过了片刻,他才轻轻叹道:“文本生物有它们的目的,何况,它们真正掌控地球之后,到时候天灾遍地,它们又会是什么样的嘴脸,谁能预料呢?崔小姐,你做了你的选择,但你不能帮大部分人做选择。”
“崔小姐,你厌恶美国人操纵韩国,我也厌恶。你厌恶当年的韩奸掌握大权选择韩国的道路,我也厌恶。你希望我们的同胞,‘人要活的像人',我也希望。可是,你现在的行为,和那些财阀,和美国人有什么区别?你不也是依靠外来生物,替国人做了选择吗?”
崔智贤没有说话。
过了半晌,她才微微侧过头,说了一句:“在这里,今年是2022年。”
“你们知道平行世界的理论吗?在这里,有无数条时间分支,也有无数个崔智贤。有的‘崔智贤’活到了二十五岁,进入了环形时间。更多的‘崔智贤’死在了十五岁。只有我这一条线......只有我这一条线成功逃了出来。”
朴应贤愣了愣,崔智贤叹息着,一字一顿道:“因为我想和你们的现实时间线合并。所以,有些话,我不能现在告诉生活在2019年的你们。但真正不明白的人是你!你怎么知道国人没有做过选择?国人做过选择了。但,我不认可!”
“等我们这条时间线和现实合并后,你慢慢会明白的。”
崔智贤站了起来,她脸上半是伪装半是真心的仇恨渐渐消去,神色平静地望着窗外,笑道:“你们应该也早就感觉到了吧?喏,把我放开吧。你们抓着我也没用。现在,我跑不了,你们也跑不了。”
众人早就感受到了。
因为外面的天上,阴云早已弥补。
他们被十万亡灵包围了。
此时众人正在崔智贤所住的大厦底楼的大厅内,或坐或站,站满了空落落的厅堂。而大厦的楼道前,则绑着一大群瑟瑟发抖,往日形象光鲜,此刻却身穿囚服的犯人。

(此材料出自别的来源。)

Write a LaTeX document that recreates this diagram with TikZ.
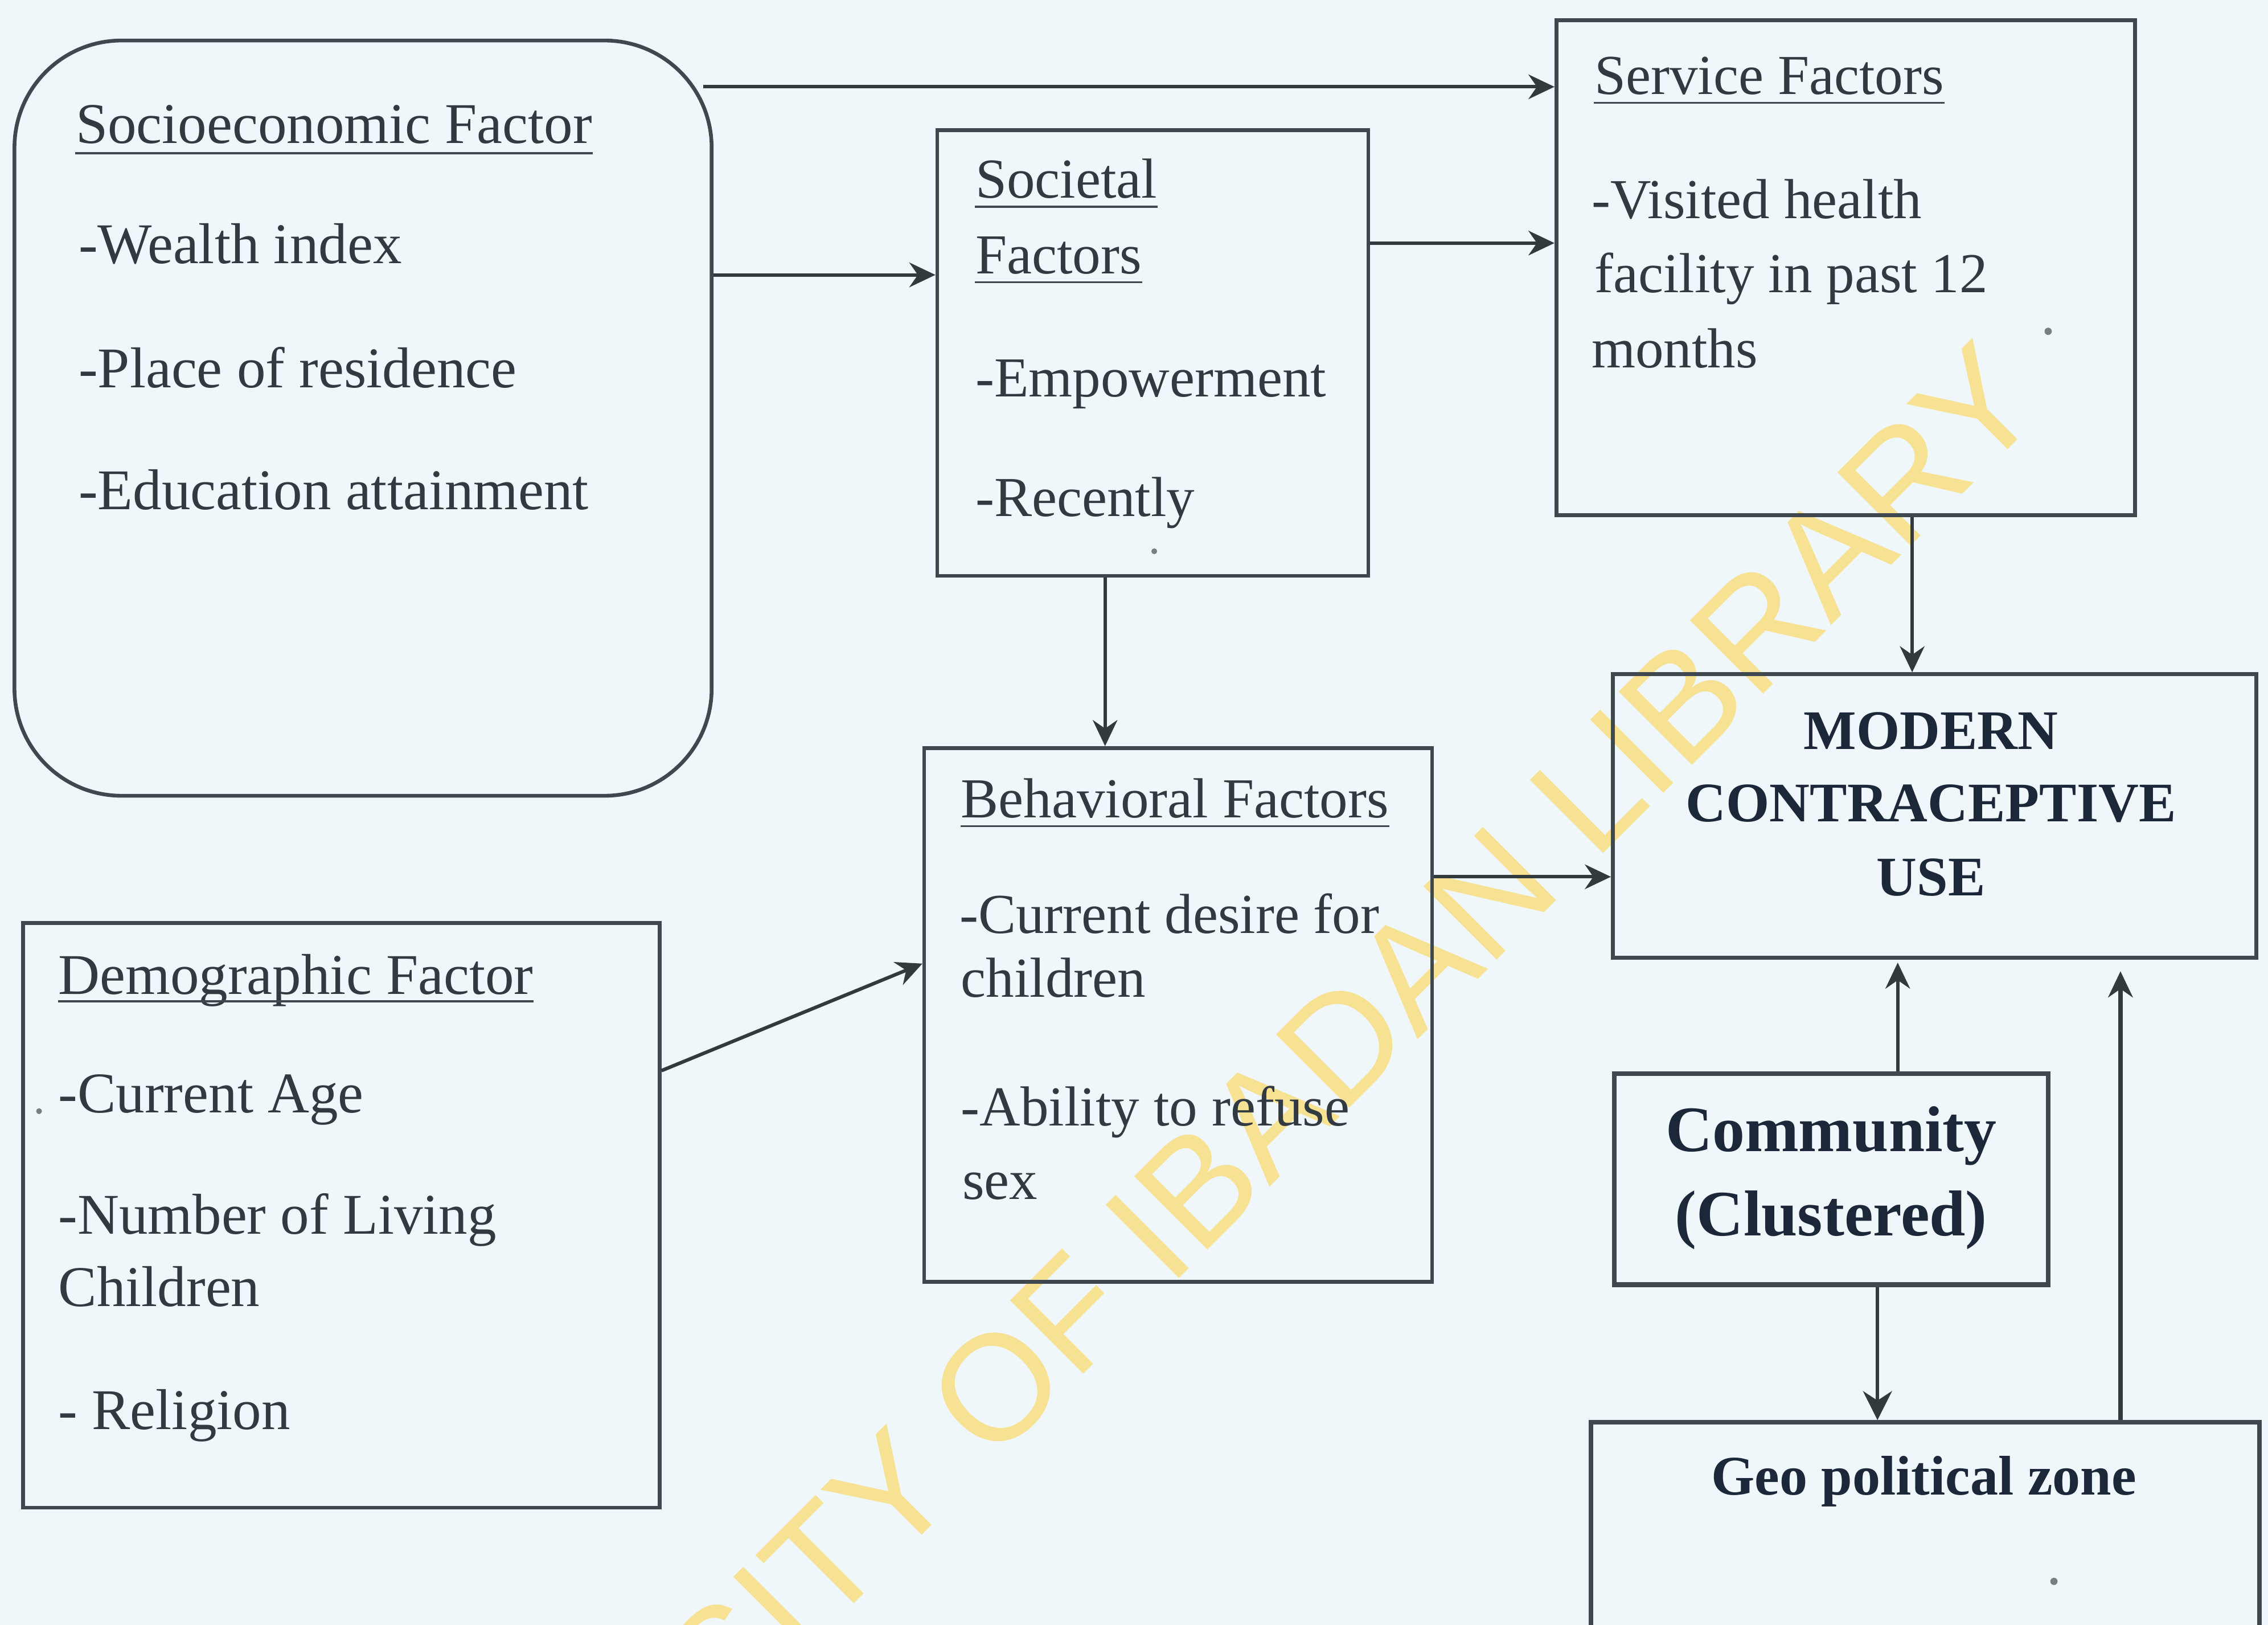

崔智贤不带仇恨之态时,有一张带着古典美的秀气脸蛋,鹅蛋脸儿,绿眉红面,素颜朝天,一条乌黑的辫子垂在胸前,便似画中走下的美人儿。
此时,美人面上笑意盈盈地站在那,便叫人能充分理解:为什么偏偏是崔智贤能在这造星工厂般的国度,少年成名。
但是如果越过她背后看去,衬着这张美人面的,却是一副泼墨般黯淡的景象:
仅仅隔着一扇玻璃,明亮的天色已经消失了。黑云密布,狂风咆哮在城市间。
地上,深红浅红的花园却阴风环绕,花朵们随风摇曳,却似乎每一朵花蕊处都长着一只腐烂眼睛,齐齐盯着玻璃门后,大厅内的资深者们。
它们摇摇曳曳,在满天阴云下,那艳红却如脓血。
马路上空落落的,已经没有车辆出行了。似乎整座城市都被“清场”了。
只有一些举止僵硬的路人,如木偶泥塑一般,戳在马路边,遥遥“望着”大厦。
昏暗的环境里,红绿灯似乎失灵了,只有红灯嗞啦嗞啦地一闪一闪。